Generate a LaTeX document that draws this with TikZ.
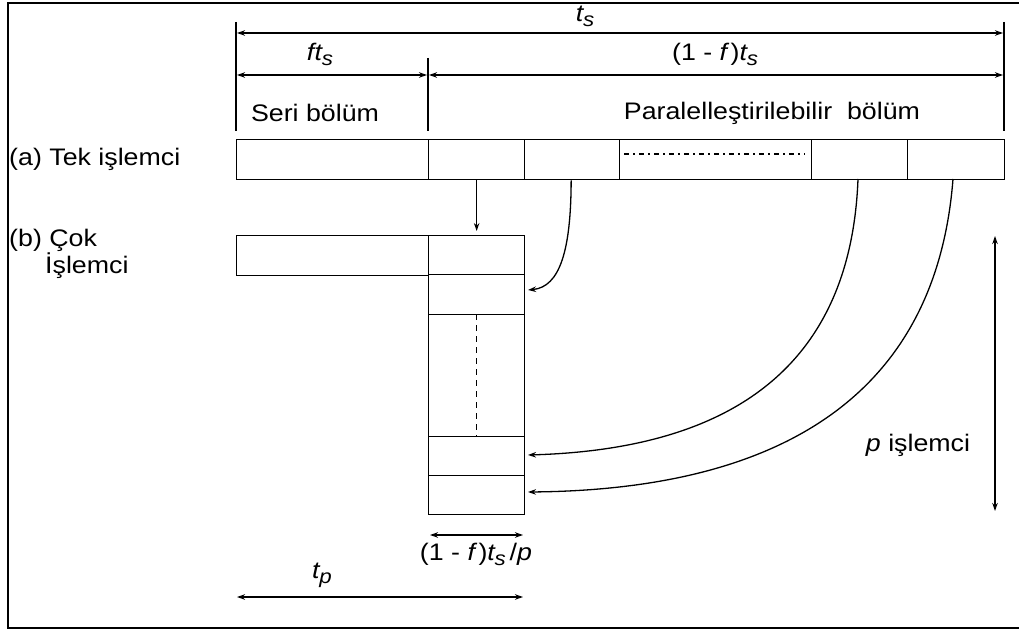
\documentclass[tikz,border=0pt]{standalone}
\usepackage{fontspec}
\setmainfont{Liberation Sans}[FakeStretch=1.12]
\usetikzlibrary{arrows.meta}
\newcommand\tsub[1]{\textit{t}\hspace{-0.05em}\raisebox{-0.4ex}{\fontsize{20}{20}\selectfont\textit{#1}}}
\begin{document}
\begin{tikzpicture}[x=1bp,y=-1bp,
  lw/.style={line width=1.3bp},
  cell/.style={lw,draw,rectangle,inner sep=0pt,minimum height=40bp,anchor=north west},
  tip/.style={-{Stealth[length=8bp,width=5.5bp]}},
  dtip/.style={{Stealth[length=8bp,width=5.5bp]}-{Stealth[length=8bp,width=5.5bp]}},
  lbl/.style={font=\fontsize{24}{26}\selectfont,inner sep=0pt}
]
\useasboundingbox (0,0) rectangle (1019,630);
% frame
\draw[lw] (1019,3) -- (8,3) -- (8,628) -- (1019,628);

% top row cells
\node[cell,minimum width=192bp] (a0) at (236,139) {};
\node[cell,minimum width=96bp]  (a1) at (428,139) {};
\node[cell,minimum width=95bp]  (a2) at (524,139) {};
\node[cell,minimum width=192bp] (a3) at (619,139) {};
\node[cell,minimum width=96bp]  (a4) at (811,139) {};
\node[cell,minimum width=97bp]  (a5) at (907,139) {};
\draw[lw,dash pattern=on 5bp off 4bp on 2bp off 4bp] (624,154) -- (805,154);

% multiprocessor
\node[cell,minimum width=192bp] (bs) at (236,235) {};
\node[cell,minimum width=96bp,minimum height=39bp] (c1) at (428,235) {};
\node[cell,minimum width=96bp,minimum height=40bp] (c2) at (428,274) {};
\node[cell,minimum width=96bp,minimum height=122bp] (c3) at (428,314) {};
\node[cell,minimum width=96bp,minimum height=39bp] (c4) at (428,436) {};
\node[cell,minimum width=96bp,minimum height=39bp] (c5) at (428,475) {};
\draw[lw,dash pattern=on 6bp off 5bp] (c3.north) -- (c3.south);

% tick coordinates
\coordinate (tl0) at (236,22);  \coordinate (tl1) at (236,131);
\coordinate (tr0) at (1004,22); \coordinate (tr1) at (1004,131);
\coordinate (tm0) at (428,58);  \coordinate (tm1) at (428,131);
\draw[lw] (tl0) -- (tl1);
\draw[lw] (tr0) -- (tr1);
\draw[lw] (tm0) -- (tm1);
\coordinate (ts1) at (237,33); \coordinate (ts2) at (1003,33);
\draw[lw,dtip] (ts1) -- (ts2);
\coordinate (f1) at (237,75); \coordinate (f2) at (427,75);
\coordinate (g1) at (429,75); \coordinate (g2) at (1003,75);
\draw[lw,dtip] (f1) -- (f2);
\draw[lw,dtip] (g1) -- (g2);

% labels
\node[lbl] (lts) at (585,16) {\tsub{s}};
\node[lbl] (lfts) at (320,54) {\textit{f}\hspace{-0.08em}\tsub{s}};
\node[lbl] (l1fts) at (715,54) {(1 - \textit{f}\hspace{0.05em})\tsub{s}};
\node[lbl] (lseri) at (315,113) {Seri bölüm};
\node[lbl] (lpar) at (772,113) {Paralelleştirilebilir\ \ bölüm};
\node[lbl,anchor=west] (la) at (9,159) {(a) Tek işlemci};
\node[lbl,anchor=west] (lb) at (9,240) {(b) Çok};
\node[lbl,anchor=west] (lb2) at (45,266) {İşlemci};
\node[lbl] (lp) at (918,445) {\textit{p} işlemci};
\node[lbl] (lfp) at (476,554) {(1 - \textit{f}\hspace{0.05em})\tsub{s}\,/\textit{p}};
\node[lbl] (ltp) at (322,575) {\tsub{p}};

% connectors
\coordinate (e2) at (528,290);
\coordinate (e4) at (528,455);
\coordinate (e5) at (528,492);
\draw[lw,tip] (a1.south) -- ([yshift=4bp]c1.north);
\draw[lw,tip] ([xshift=-1bp]a2.south) .. controls (571,250) and (560,287) .. (e2);
\draw[lw,tip] (858,179) .. controls (850,390) and (700,450) .. (e4);
\draw[lw,tip] (953,179) .. controls (935,410) and (760,490) .. (e5);

% right arrow
\coordinate (r1) at (995,236); \coordinate (r2) at (995,511);
\draw[lw,dtip] (r1) -- (r2);

% bottom dimension arrows
\coordinate (p1) at (430,535); \coordinate (p2) at (523,535);
\draw[lw,dtip] (p1) -- (p2);
\coordinate (q1) at (237,597); \coordinate (q2) at (523,597);
\draw[lw,dtip] (q1) -- (q2);
\end{tikzpicture}
\end{document}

### EXERCISE BRIEF
Set down the material above as is, without any pictures.

### TASK OUTPUT
Generate a LaTeX document that draws this with TikZ.
\documentclass[tikz,border=0pt]{standalone}
\usepackage{fontspec}
\setmainfont{Liberation Sans}[FakeStretch=1.12]
\usetikzlibrary{arrows.meta}
\newcommand\tsub[1]{\textit{t}\hspace{-0.05em}\raisebox{-0.4ex}{\fontsize{20}{20}\selectfont\textit{#1}}}
\begin{document}
\begin{tikzpicture}[x=1bp,y=-1bp,
  lw/.style={line width=1.3bp},
  cell/.style={lw,draw,rectangle,inner sep=0pt,minimum height=40bp,anchor=north west},
  tip/.style={-{Stealth[length=8bp,width=5.5bp]}},
  dtip/.style={{Stealth[length=8bp,width=5.5bp]}-{Stealth[length=8bp,width=5.5bp]}},
  lbl/.style={font=\fontsize{24}{26}\selectfont,inner sep=0pt}
]
\useasboundingbox (0,0) rectangle (1019,630);
% frame
\draw[lw] (1019,3) -- (8,3) -- (8,628) -- (1019,628);

% top row cells
\node[cell,minimum width=192bp] (a0) at (236,139) {};
\node[cell,minimum width=96bp]  (a1) at (428,139) {};
\node[cell,minimum width=95bp]  (a2) at (524,139) {};
\node[cell,minimum width=192bp] (a3) at (619,139) {};
\node[cell,minimum width=96bp]  (a4) at (811,139) {};
\node[cell,minimum width=97bp]  (a5) at (907,139) {};
\draw[lw,dash pattern=on 5bp off 4bp on 2bp off 4bp] (624,154) -- (805,154);

% multiprocessor
\node[cell,minimum width=192bp] (bs) at (236,235) {};
\node[cell,minimum width=96bp,minimum height=39bp] (c1) at (428,235) {};
\node[cell,minimum width=96bp,minimum height=40bp] (c2) at (428,274) {};
\node[cell,minimum width=96bp,minimum height=122bp] (c3) at (428,314) {};
\node[cell,minimum width=96bp,minimum height=39bp] (c4) at (428,436) {};
\node[cell,minimum width=96bp,minimum height=39bp] (c5) at (428,475) {};
\draw[lw,dash pattern=on 6bp off 5bp] (c3.north) -- (c3.south);

% tick coordinates
\coordinate (tl0) at (236,22);  \coordinate (tl1) at (236,131);
\coordinate (tr0) at (1004,22); \coordinate (tr1) at (1004,131);
\coordinate (tm0) at (428,58);  \coordinate (tm1) at (428,131);
\draw[lw] (tl0) -- (tl1);
\draw[lw] (tr0) -- (tr1);
\draw[lw] (tm0) -- (tm1);
\coordinate (ts1) at (237,33); \coordinate (ts2) at (1003,33);
\draw[lw,dtip] (ts1) -- (ts2);
\coordinate (f1) at (237,75); \coordinate (f2) at (427,75);
\coordinate (g1) at (429,75); \coordinate (g2) at (1003,75);
\draw[lw,dtip] (f1) -- (f2);
\draw[lw,dtip] (g1) -- (g2);

% labels
\node[lbl] (lts) at (585,16) {\tsub{s}};
\node[lbl] (lfts) at (320,54) {\textit{f}\hspace{-0.08em}\tsub{s}};
\node[lbl] (l1fts) at (715,54) {(1 - \textit{f}\hspace{0.05em})\tsub{s}};
\node[lbl] (lseri) at (315,113) {Seri bölüm};
\node[lbl] (lpar) at (772,113) {Paralelleştirilebilir\ \ bölüm};
\node[lbl,anchor=west] (la) at (9,159) {(a) Tek işlemci};
\node[lbl,anchor=west] (lb) at (9,240) {(b) Çok};
\node[lbl,anchor=west] (lb2) at (45,266) {İşlemci};
\node[lbl] (lp) at (918,445) {\textit{p} işlemci};
\node[lbl] (lfp) at (476,554) {(1 - \textit{f}\hspace{0.05em})\tsub{s}\,/\textit{p}};
\node[lbl] (ltp) at (322,575) {\tsub{p}};

% connectors
\coordinate (e2) at (528,290);
\coordinate (e4) at (528,455);
\coordinate (e5) at (528,492);
\draw[lw,tip] (a1.south) -- ([yshift=4bp]c1.north);
\draw[lw,tip] ([xshift=-1bp]a2.south) .. controls (571,250) and (560,287) .. (e2);
\draw[lw,tip] (858,179) .. controls (850,390) and (700,450) .. (e4);
\draw[lw,tip] (953,179) .. controls (935,410) and (760,490) .. (e5);

% right arrow
\coordinate (r1) at (995,236); \coordinate (r2) at (995,511);
\draw[lw,dtip] (r1) -- (r2);

% bottom dimension arrows
\coordinate (p1) at (430,535); \coordinate (p2) at (523,535);
\draw[lw,dtip] (p1) -- (p2);
\coordinate (q1) at (237,597); \coordinate (q2) at (523,597);
\draw[lw,dtip] (q1) -- (q2);
\end{tikzpicture}
\end{document}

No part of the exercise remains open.